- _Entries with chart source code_
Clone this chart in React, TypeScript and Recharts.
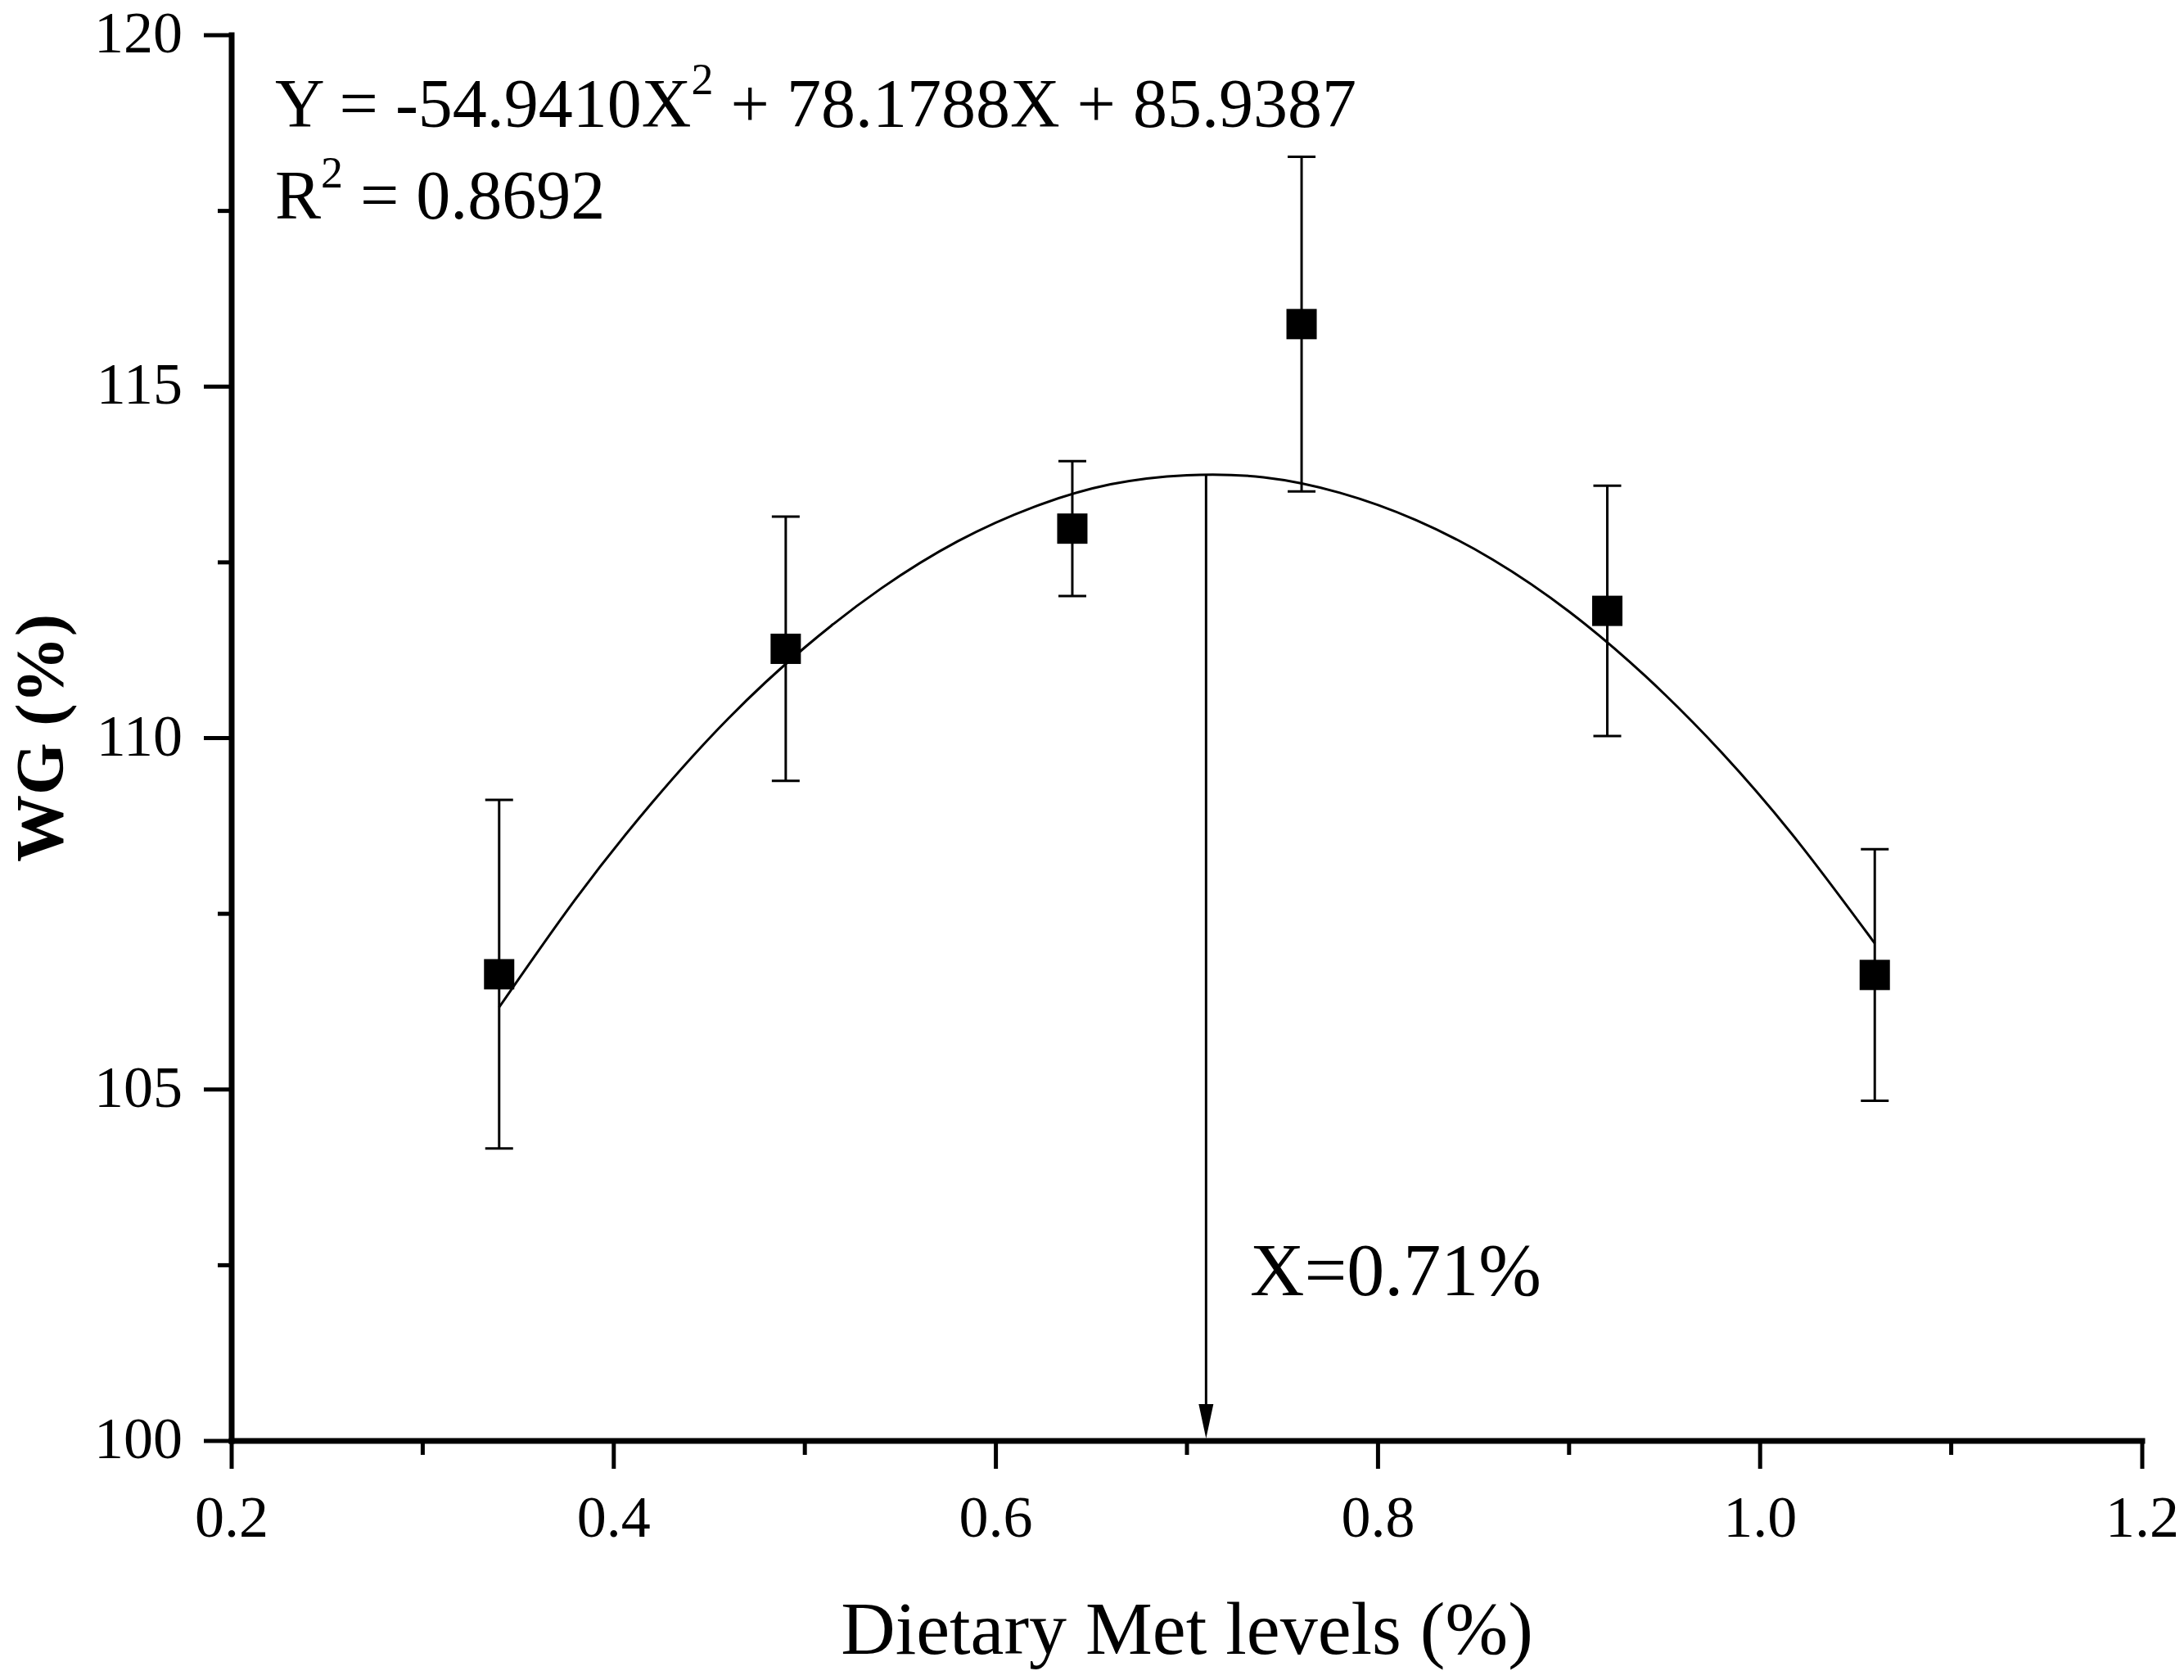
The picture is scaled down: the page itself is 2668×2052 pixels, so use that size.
import React from "react";
import {
  ComposedChart,
  ErrorBar,
  Line,
  ReferenceDot,
  ReferenceLine,
  Scatter,
  XAxis,
  YAxis
} from "recharts";

// measured groups (mean ± SD), dietary Met level in %
const metLevels = [0.34, 0.49, 0.64, 0.76, 0.92, 1.06];
const wgMeans = [106.64, 111.27, 112.98, 115.89, 111.81, 106.63];
const wgSd = [2.48, 1.88, 0.96, 2.38, 1.78, 1.79];

// fitted quadratic
const fitX = [0.34, 0.38, 0.42, 0.46, 0.5, 0.54, 0.58, 0.62, 0.66, 0.7, 0.74, 0.78, 0.82, 0.86, 0.9, 0.94, 0.98, 1.02, 1.06];
const fitY = [
  106.17, 107.71, 109.08, 110.28, 111.29, 112.13, 112.8, 113.29, 113.61, 113.74, 113.71, 113.49, 113.1, 112.54, 111.8,
  110.88, 109.79, 108.52, 107.08
];

const optimumX = 0.71;
const optimumY = 113.74;

const xTicks = [0.2, 0.3, 0.4, 0.5, 0.6, 0.7, 0.8, 0.9, 1.0, 1.1, 1.2];
const yTicks = [100, 102.5, 105, 107.5, 110, 112.5, 115, 117.5, 120];

const points = metLevels.map((x, i) => ({ x, wg: wgMeans[i], sd: wgSd[i] }));
const curve = fitX.map((x, i) => ({ x, fit: fitY[i] }));

const FONT = "'Liberation Serif', 'Times New Roman', serif";

function XTick({ x, y, payload }: any) {
  const v = payload.value;
  const major = Math.round(v * 10) % 2 === 0;
  return (
    <g>
      <line x1={x} y1={y} x2={x} y2={y + (major ? 34 : 17)} stroke="#000" strokeWidth={5} />
      {major && (
        <text x={x} y={y + 117} textAnchor="middle" fontFamily={FONT} fontSize={72} fill="#000">
          {v.toFixed(1)}
        </text>
      )}
    </g>
  );
}

function YTick({ x, y, payload }: any) {
  const v = payload.value;
  const major = v % 5 === 0;
  return (
    <g>
      <line x1={x} y1={y} x2={x - (major ? 34 : 17)} y2={y} stroke="#000" strokeWidth={5} />
      {major && (
        <text x={x - 60} y={y + 21} textAnchor="end" fontFamily={FONT} fontSize={72} fill="#000">
          {v}
        </text>
      )}
    </g>
  );
}

function SquareMarker({ cx, cy }: any) {
  return <rect x={cx - 18.5} y={cy - 18.5} width={37} height={37} fill="#000" />;
}

function ArrowLine({ x1, y1, x2, y2 }: any) {
  const tipY = Math.max(y1, y2) - 3;
  const topY = Math.min(y1, y2);
  return (
    <g>
      <line x1={x1} y1={topY} x2={x2} y2={tipY - 30} stroke="#000" strokeWidth={3} />
      <polygon points={`${x1 - 9},${tipY - 42} ${x1 + 9},${tipY - 42} ${x1},${tipY}`} fill="#000" />
    </g>
  );
}

const textStyle = { whiteSpace: "pre" as const };

export default function App() {
  return (
    <div style={{ width: 2668, height: 2052, background: "#fff" }}>
      <style>{`body{margin:0;background:#fff}`}</style>
      <ComposedChart width={2668} height={2052} margin={{ top: 43, right: 51, bottom: 0, left: 0 }}>
        <XAxis
          type="number"
          dataKey="x"
          domain={[0.2, 1.2]}
          ticks={xTicks}
          interval={0}
          allowDataOverflow
          height={292}
          tickSize={0}
          tickMargin={0}
          tickLine={false}
          tick={<XTick />}
          axisLine={{ stroke: "#000", strokeWidth: 7, strokeLinecap: "square" }}
          label={{
            content: ({ viewBox }: any) => (
              <text
                x={viewBox.x + viewBox.width / 2}
                y={viewBox.y + 260}
                textAnchor="middle"
                fontFamily={FONT}
                fontSize={92}
                fill="#000"
              >
                Dietary Met levels (%)
              </text>
            )
          }}
        />
        <YAxis
          type="number"
          domain={[100, 120]}
          ticks={yTicks}
          interval={0}
          allowDataOverflow
          width={283}
          tickSize={0}
          tickMargin={0}
          tickLine={false}
          tick={<YTick />}
          axisLine={{ stroke: "#000", strokeWidth: 7, strokeLinecap: "square" }}
          label={{
            content: ({ viewBox }: any) => {
              const cx = viewBox.x + 76;
              const cy = viewBox.y + viewBox.height / 2;
              return (
                <text
                  x={cx}
                  y={cy}
                  transform={`rotate(-90 ${cx} ${cy})`}
                  textAnchor="middle"
                  fontFamily={FONT}
                  fontWeight="bold"
                  fontSize={82}
                  fill="#000"
                >
                  WG (%)
                </text>
              );
            }
          }}
        />
        <Line
          data={curve}
          dataKey="fit"
          type="natural"
          stroke="#000"
          strokeWidth={3}
          dot={false}
          activeDot={false}
          isAnimationActive={false}
        />
        <ReferenceLine
          segment={[
            { x: optimumX, y: optimumY },
            { x: optimumX, y: 100 }
          ]}
          stroke="#000"
          shape={<ArrowLine />}
        />
        <Scatter data={points} dataKey="wg" shape={<SquareMarker />} isAnimationActive={false}>
          <ErrorBar dataKey="sd" direction="y" width={17} stroke="#000" strokeWidth={3} isAnimationActive={false} />
        </Scatter>
        <ReferenceDot
          x={0.2227}
          y={118.695}
          r={0}
          fill="none"
          stroke="none"
          label={{
            content: ({ viewBox }: any) => (
              <text x={viewBox.x} y={viewBox.y} fontFamily={FONT} fontSize={84} fill="#000" style={textStyle}>
                {"Y = -54.9410X"}
                <tspan dy={-40} fontSize={54}>
                  2
                </tspan>
                <tspan dy={40}>{" + 78.1788X + 85.9387"}</tspan>
              </text>
            )
          }}
        />
        <ReferenceDot
          x={0.2227}
          y={117.39}
          r={0}
          fill="none"
          stroke="none"
          label={{
            content: ({ viewBox }: any) => (
              <text x={viewBox.x} y={viewBox.y} fontFamily={FONT} fontSize={84} fill="#000" style={textStyle}>
                {"R"}
                <tspan dy={-38} fontSize={54}>
                  2
                </tspan>
                <tspan dy={38}>{" = 0.8692"}</tspan>
              </text>
            )
          }}
        />
        <ReferenceDot
          x={0.733}
          y={102.07}
          r={0}
          fill="none"
          stroke="none"
          label={{
            content: ({ viewBox }: any) => (
              <text x={viewBox.x} y={viewBox.y} fontFamily={FONT} fontSize={92} fill="#000">
                X=0.71%
              </text>
            )
          }}
        />
      </ComposedChart>
    </div>
  );
}
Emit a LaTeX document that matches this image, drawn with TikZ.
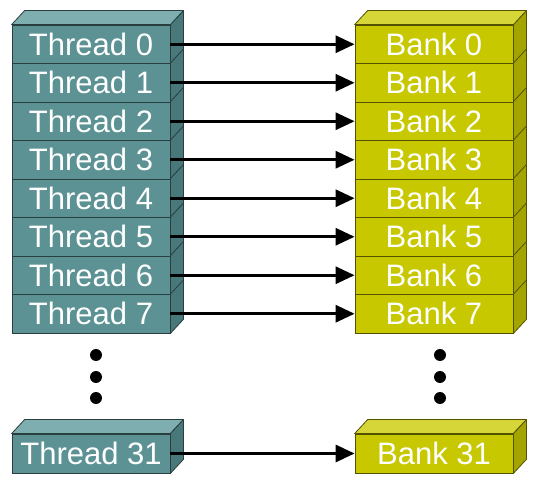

- _TASK REQUIREMENTS_
Keep both end lines and retype everything in the records above from the line containing "The picture is" through the line containing "const curve = fitX.map((x, i)", exactly, with nothing else.

- _FINISHED EXERCISE_
The picture is scaled down: the page itself is 2668×2052 pixels, so use that size.
import React from "react";
import {
  ComposedChart,
  ErrorBar,
  Line,
  ReferenceDot,
  ReferenceLine,
  Scatter,
  XAxis,
  YAxis
} from "recharts";

// measured groups (mean ± SD), dietary Met level in %
const metLevels = [0.34, 0.49, 0.64, 0.76, 0.92, 1.06];
const wgMeans = [106.64, 111.27, 112.98, 115.89, 111.81, 106.63];
const wgSd = [2.48, 1.88, 0.96, 2.38, 1.78, 1.79];

// fitted quadratic
const fitX = [0.34, 0.38, 0.42, 0.46, 0.5, 0.54, 0.58, 0.62, 0.66, 0.7, 0.74, 0.78, 0.82, 0.86, 0.9, 0.94, 0.98, 1.02, 1.06];
const fitY = [
  106.17, 107.71, 109.08, 110.28, 111.29, 112.13, 112.8, 113.29, 113.61, 113.74, 113.71, 113.49, 113.1, 112.54, 111.8,
  110.88, 109.79, 108.52, 107.08
];

const optimumX = 0.71;
const optimumY = 113.74;

const xTicks = [0.2, 0.3, 0.4, 0.5, 0.6, 0.7, 0.8, 0.9, 1.0, 1.1, 1.2];
const yTicks = [100, 102.5, 105, 107.5, 110, 112.5, 115, 117.5, 120];

const points = metLevels.map((x, i) => ({ x, wg: wgMeans[i], sd: wgSd[i] }));
const curve = fitX.map((x, i) => ({ x, fit: fitY[i] }));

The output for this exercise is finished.